Résumé de la décision
La décision concerne une demande de M. A... visant à annuler une décision implicite du Premier ministre qui refusait d'abroger certaines dispositions du décret n° 2008-639 du 30 juin 2008, relatives au régime spécial de retraite du personnel de la SNCF. Ces dispositions excluent du bénéfice d'un départ anticipé à la retraite les parents d'enfants handicapés ayant interrompu ou réduit leur activité après que leur enfant ait atteint l'âge de trois ans. Le Conseil d'État a jugé que cette différence de traitement méconnaissait le principe d'égalité et a ordonné au Premier ministre de modifier le décret dans un délai de trois mois, sous peine d'astreinte.
Arguments pertinents
1. Principe d'égalité : Le Conseil d'État a affirmé que le principe d'égalité ne s'oppose pas à des différences de traitement justifiées par des situations différentes, mais que la différence de traitement entre les parents d'enfants handicapés qui ont réduit ou interrompu leur activité avant ou après que l'enfant ait atteint trois ans n'est pas justifiée. Il a été souligné que cette distinction ne repose pas sur des motifs d'intérêt général ni sur des différences de situation pertinentes.
> "La différence de traitement qui résulte de ces dispositions réglementaires entre les parents d'un enfant handicapé qui ont réduit ou interrompu leur activité avant que leur enfant ait atteint l'âge de trois ans et ceux qui ont réduit ou interrompu leur activité après que leur enfant a atteint cet âge alors qu'il est encore à leur charge, ne se justifie ni par une différence de situation au regard des préjudices de carrière liées à la charge supplémentaire qu'impose l'éducation d'un enfant handicapé, que la mesure vise à compenser, ni par un motif d'intérêt général."
2. Illégalité des dispositions : Le Conseil d'État a constaté que les dispositions contestées méconnaissaient le principe d'égalité en excluant certains parents du bénéfice d'un départ anticipé à la retraite.

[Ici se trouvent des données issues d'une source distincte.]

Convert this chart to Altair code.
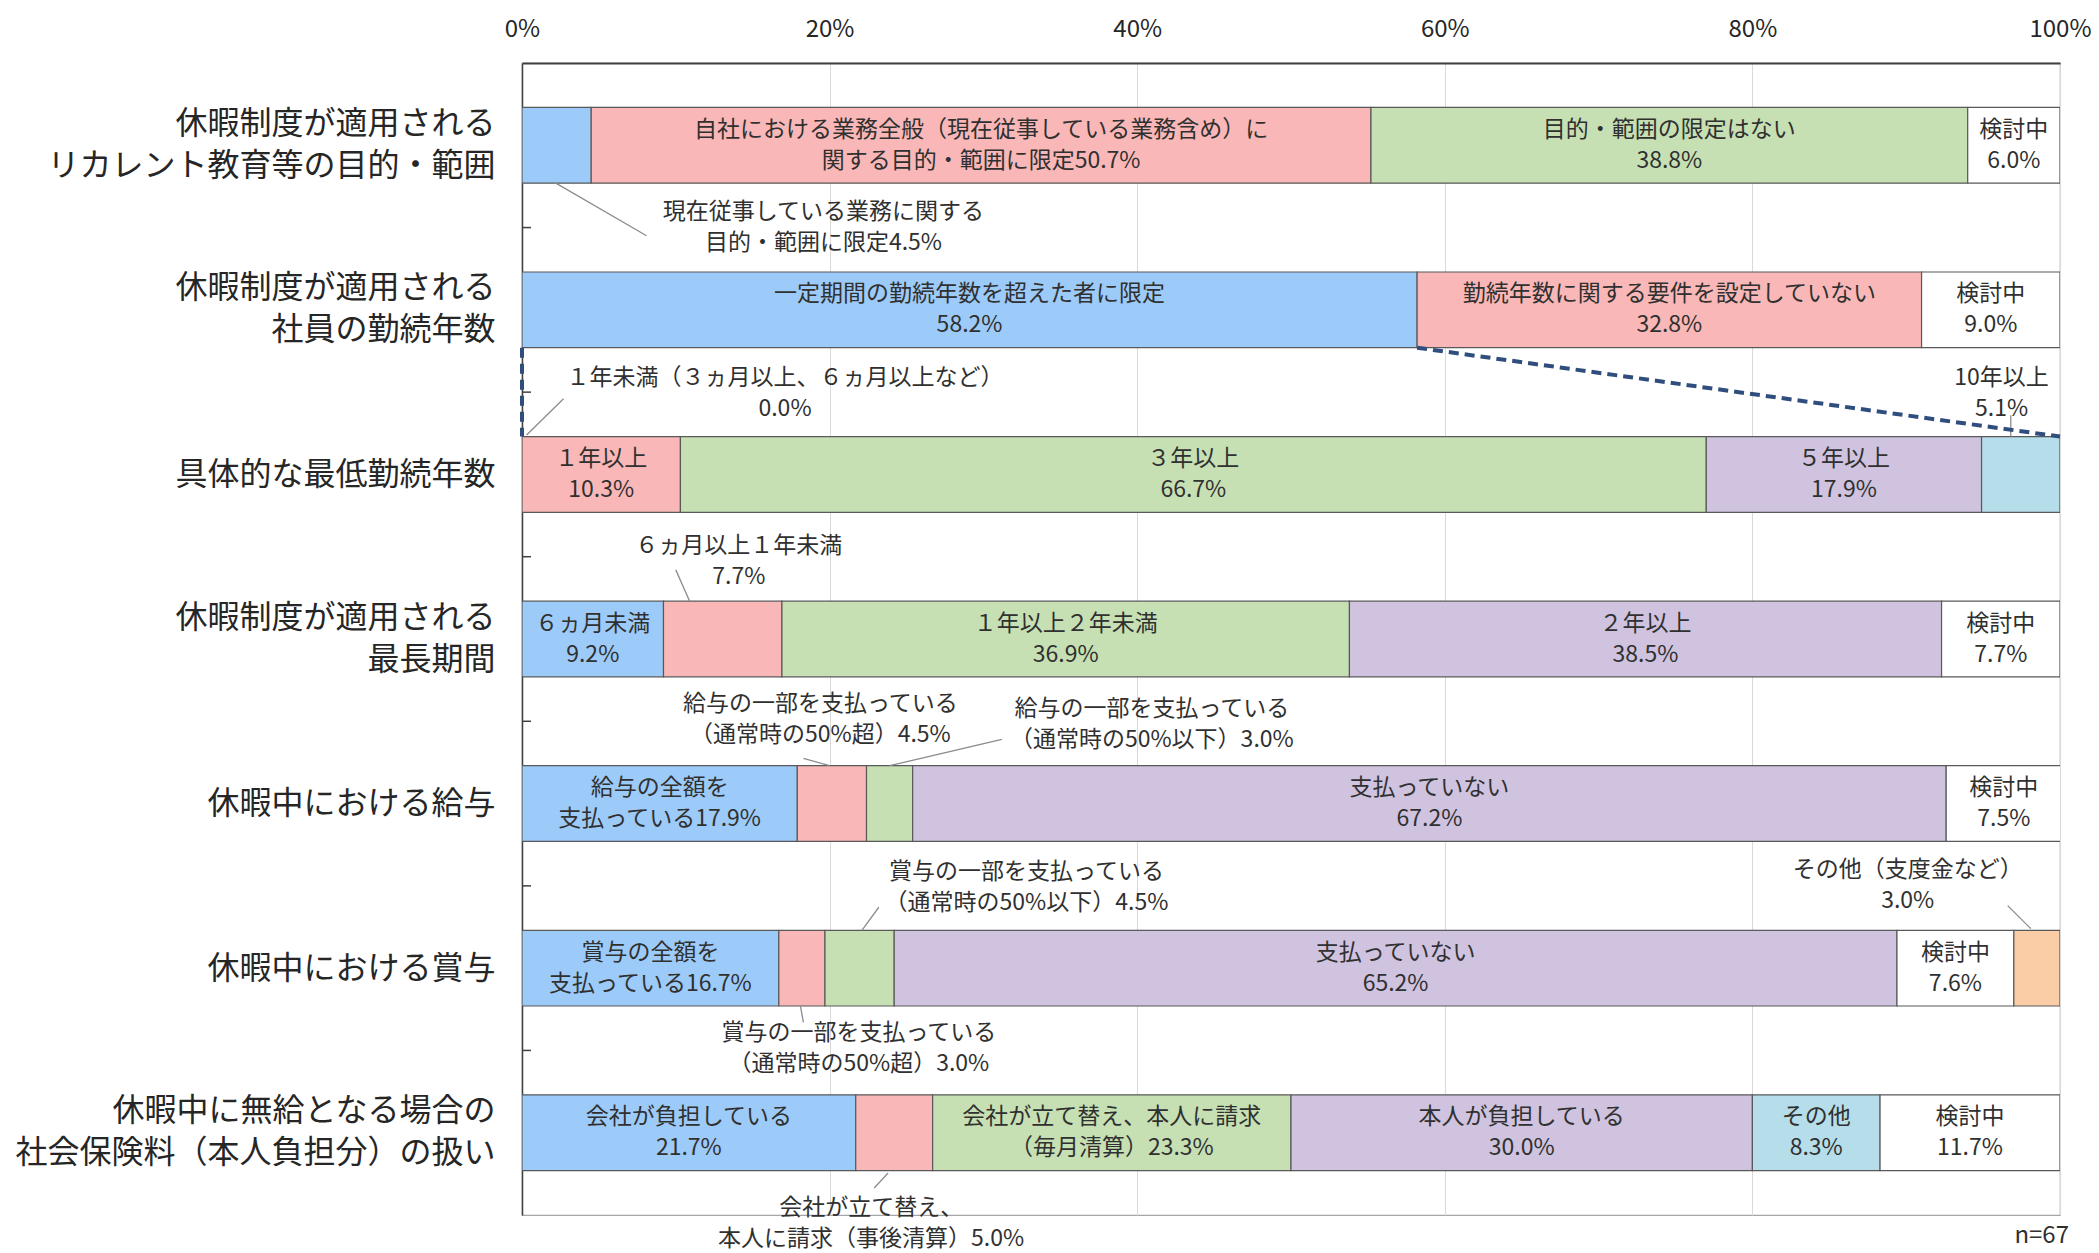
import json
import pandas as pd
import altair as alt

FONT = "Noto Sans CJK JP"

# ---- categories (y axis) ----
rows = [
    "休暇制度が適用される|リカレント教育等の目的・範囲",
    "休暇制度が適用される|社員の勤続年数",
    "具体的な最低勤続年数",
    "休暇制度が適用される|最長期間",
    "休暇中における給与",
    "休暇中における賞与",
    "休暇中に無給となる場合の|社会保険料（本人負担分）の扱い",
]

# ---- segment values (%) per row ----
seg_values = [
    [4.5, 50.7, 38.8, 6.0],
    [58.2, 32.8, 9.0],
    [0.0, 10.3, 66.7, 17.9, 5.1],
    [9.2, 7.7, 36.9, 38.5, 7.7],
    [17.9, 4.5, 3.0, 67.2, 7.5],
    [16.7, 3.0, 4.5, 65.2, 7.6, 3.0],
    [21.7, 5.0, 23.3, 30.0, 8.3, 11.7],
]

seg_colors = [
    ["blue", "pink", "green", "white"],
    ["blue", "pink", "white"],
    ["blue", "pink", "green", "purple", "teal"],
    ["blue", "pink", "green", "purple", "white"],
    ["blue", "pink", "green", "purple", "white"],
    ["blue", "pink", "green", "purple", "white", "orange"],
    ["blue", "pink", "green", "purple", "teal", "white"],
]

# in-bar label names (None = no label inside the bar)
inside_names = [
    [None, "自社における業務全般（現在従事している業務含め）に|関する目的・範囲に限定", "目的・範囲の限定はない|", "検討中|"],
    ["一定期間の勤続年数を超えた者に限定|", "勤続年数に関する要件を設定していない|", "検討中|"],
    [None, "１年以上|", "３年以上|", "５年以上|", None],
    ["６ヵ月未満|", None, "１年以上２年未満|", "２年以上|", "検討中|"],
    ["給与の全額を|支払っている", None, None, "支払っていない|", "検討中|"],
    ["賞与の全額を|支払っている", None, None, "支払っていない|", "検討中|", None],
    ["会社が負担している|", None, "会社が立て替え、本人に請求|（毎月清算）", "本人が負担している|", "その他|", "検討中|"],
]

# callouts: (row, segment, name, text x %, text y [row units], leader x1, y1, x2, y2)
callouts = [
    (0, 0, "現在従事している業務に関する|目的・範囲に限定", 19.6, 1.0, 2.2, 0.73, 8.1, 1.05),
    (2, 0, "１年未満（３ヵ月以上、６ヵ月以上など）|", 17.1, 2.01, 0.3, 2.26, 2.7, 2.04),
    (2, 4, "10年以上|", 96.2, 2.01, 96.8, 2.14, 96.8, 2.27),
    (3, 1, "６ヵ月以上１年未満|", 14.1, 3.03, 10.0, 3.08, 10.9, 3.27),
    (4, 1, "給与の一部を支払っている|（通常時の50%超）", 19.4, 3.99, 18.3, 4.225, 20.0, 4.27),
    (4, 2, "給与の一部を支払っている|（通常時の50%以下）", 40.95, 4.02, 31.2, 4.11, 23.9, 4.27),
    (5, 2, "賞与の一部を支払っている|（通常時の50%以下）", 32.8, 5.01, 23.2, 5.13, 22.1, 5.27),
    (5, 1, "賞与の一部を支払っている|（通常時の50%超）", 21.9, 5.99, 18.1, 5.73, 18.3, 5.83),
    (5, 5, "その他（支度金など）|", 90.1, 5.0, 96.6, 5.12, 98.1, 5.26),
    (6, 1, "会社が立て替え、|本人に請求（事後清算）", 22.7, 7.05, 23.8, 6.745, 22.9, 6.836),
]

note_text = "n=67"

color_keys = ["blue", "pink", "green", "purple", "teal", "white", "orange"]
color_hex = ["#9DCBF9", "#F9B8B7", "#C6E0B4", "#CFC3DF", "#B5DEEA", "#FFFFFF", "#FBCDA6"]

BAR_HALF = 0.23
LABEL_FS = 23
LABEL_LH = 31

# ---- build tables ----
recs = []
for i, (vals, cols, names) in enumerate(zip(seg_values, seg_colors, inside_names)):
    start = 0.0
    for j, v in enumerate(vals):
        end = round(start + v, 2)
        label = (names[j] + f"{v:.1f}%") if names[j] is not None else ""
        recs.append(dict(row=i, seg=j, x0=start, x1=end, mid=(start + end) / 2,
                         y0=i + 0.5 - BAR_HALF, y1=i + 0.5 + BAR_HALF, yc=i + 0.5,
                         color=cols[j], label=label, value=v))
        start = end
bars_df = pd.DataFrame(recs)

co_recs = []
for (r, s, name, tx, ty, lx1, ly1, lx2, ly2) in callouts:
    v = seg_values[r][s]
    co_recs.append(dict(label=name + f"{v:.1f}%", tx=tx, ty=ty, lx1=lx1, ly1=ly1, lx2=lx2, ly2=ly2))
co_df = pd.DataFrame(co_recs)

# dashed breakdown lines: row 2's first segment expands into row 3
b = seg_values[1][0]
dash_df = pd.DataFrame([
    dict(x=0.0, y=1 + 0.5 + BAR_HALF, x2=0.0, y2=2 + 0.5 - BAR_HALF),
    dict(x=b, y=1 + 0.5 + BAR_HALF, x2=100.0, y2=2 + 0.5 - BAR_HALF),
])

tick_df = pd.DataFrame(dict(y=[1, 2, 3, 4, 5, 6]))
note_df = pd.DataFrame([dict(x=100.0, y=7.13, label=note_text)])

y_values = [i + 0.5 for i in range(len(rows))]
multi_values = [i + 0.5 for i, r in enumerate(rows) if "|" in r]
y_label_expr = "split(" + json.dumps(rows, ensure_ascii=False) + "[floor(datum.value)], '|')"
multi_test = "indexof(" + json.dumps(multi_values) + ", datum.value) >= 0"

x_scale = alt.Scale(domain=[0, 100], nice=False, zero=True)
y_scale = alt.Scale(domain=[0, 7], nice=False, reverse=True, zero=False)

x_axis = alt.Axis(orient="top", values=[0, 20, 40, 60, 80, 100], labelExpr="datum.value + '%'",
                  grid=True, gridColor="#D9D9D9", gridWidth=1, domainColor="#404040",
                  domainWidth=2, ticks=False, tickSize=0, labelFontSize=24, labelPadding=22,
                  labelFlush=False, labelColor="#262626", labelFont=FONT, title=None)
y_axis = alt.Axis(values=y_values, labelExpr=y_label_expr,
                  grid=False, ticks=False, tickSize=0, domainColor="#404040", domainWidth=1.5,
                  labelFontSize=32, labelLineHeight=42, labelPadding=27, labelLimit=800,
                  labelColor="#262626", labelFont=FONT, labelOverlap=False, labelAlign="right",
                  labelBaseline={"condition": {"test": multi_test, "value": "line-bottom"}, "value": "middle"},
                  title=None)

base = alt.Chart(bars_df)

bars = base.transform_filter("datum.value > 0").mark_bar(
    stroke="#595959", strokeWidth=1.2, clip=True
).encode(
    x=alt.X("x0:Q", scale=x_scale, axis=x_axis),
    x2="x1:Q",
    y=alt.Y("y0:Q", scale=y_scale, axis=y_axis),
    y2="y1:Q",
    color=alt.Color("color:N", scale=alt.Scale(domain=color_keys, range=color_hex), legend=None),
)

bar_text = base.transform_filter("datum.label != ''").mark_text(
    lineBreak="|", fontSize=LABEL_FS, lineHeight=LABEL_LH, font=FONT, color="#303030",
    align="center", baseline="middle", dy=-LABEL_LH / 2
).encode(
    x=alt.X("mid:Q", title=None),
    y=alt.Y("yc:Q", title=None),
    text="label:N",
)

leaders = alt.Chart(co_df).mark_rule(color="#8C8C8C", strokeWidth=1.3).encode(
    x=alt.X("lx1:Q", title=None), x2="lx2:Q",
    y=alt.Y("ly1:Q", title=None), y2="ly2:Q",
)

co_text = alt.Chart(co_df).mark_text(
    lineBreak="|", fontSize=LABEL_FS, lineHeight=LABEL_LH, font=FONT, color="#303030",
    align="center", baseline="middle", dy=-LABEL_LH / 2
).encode(
    x=alt.X("tx:Q", title=None),
    y=alt.Y("ty:Q", title=None),
    text="label:N",
)

dashed = alt.Chart(dash_df).mark_rule(color="#2F4E7E", strokeWidth=4, strokeDash=[10, 6]).encode(
    x=alt.X("x:Q", title=None), x2="x2:Q",
    y=alt.Y("y:Q", title=None), y2="y2:Q",
)

yticks = alt.Chart(tick_df).mark_rule(color="#404040", strokeWidth=1.5).encode(
    x=alt.value(0), x2=alt.value(9),
    y=alt.Y("y:Q", title=None),
)

note = alt.Chart(note_df).mark_text(
    fontSize=24, font=FONT, color="#303030", align="right", baseline="middle", dx=9
).encode(
    x=alt.X("x:Q", title=None),
    y=alt.Y("y:Q", title=None),
    text="label:N",
)

chart = alt.layer(bars, bar_text, leaders, dashed, yticks, co_text, note).properties(
    width=1538, height=1152,
    autosize=alt.AutoSizeParams(type="none"),
    padding={"left": 514, "top": 55, "right": 31, "bottom": 38},
).configure(font=FONT).configure_view(stroke="#A6A6A6", strokeWidth=1.2)

chart.save("out.html", embed_options={"renderer": "svg", "actions": False})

Cela a conduit à l'annulation de la décision implicite du Premier ministre.
> "Il suit de là que les dispositions réglementaires contestées méconnaissent le principe d'égalité en excluant du bénéfice du départ anticipé à la retraite avec jouissance immédiate les parents d'enfants handicapés ayant interrompu ou réduit leur activité après que leur enfant handicapé a atteint trois ans et alors qu'il est encore à leur charge."
Interprétations et citations légales
1. Décret n° 2008-639 du 30 juin 2008 - Article 3 : Cet article définit les conditions d'accès à une pension pour les agents ayant un enfant handicapé. Le Conseil d'État a mis en lumière que les conditions d'interruption ou de réduction d'activité imposées par le décret sont trop restrictives et ne tiennent pas compte des réalités vécues par les parents d'enfants handicapés.
> "Le bénéfice d'un départ anticipé à la retraite avec jouissance immédiate est subordonné à une interruption ou une réduction d'activité du parent durant les trois ans suivant la naissance de l'enfant handicapé."
2. Code de justice administrative - Article L. 911-3 : Cet article permet au Conseil d'État de prononcer une astreinte contre l'État en cas de non-exécution de ses décisions. Le Conseil a décidé d'imposer une astreinte de 100 euros par jour si le Premier ministre ne justifie pas de l'exécution de la décision dans le délai imparti.
> "Il y a également lieu, en application de l'article L. 911-3 du code de justice administrative... de prononcer contre l'Etat, à défaut pour lui de justifier de l'exécution de la présente décision dans ce délai, une astreinte de 100 euros par jour."
3. Article L. 761-1 du code de justice administrative : Cet article prévoit la possibilité d'allouer des frais de justice à la partie gagnante. Le Conseil d'État a accordé à M. A... une somme de 3 500 euros pour couvrir ses frais.
> "Il y a lieu, dans les circonstances de l'espèce, de mettre à la charge de l'Etat la somme de 3 500 euros à verser à M. A... au titre des dispositions de l'article L. 761-1 du code de justice administrative."
Cette décision souligne l'importance du respect du principe d'égalité dans le droit administratif et la nécessité d'adapter les réglementations aux réalités des situations vécues par les citoyens.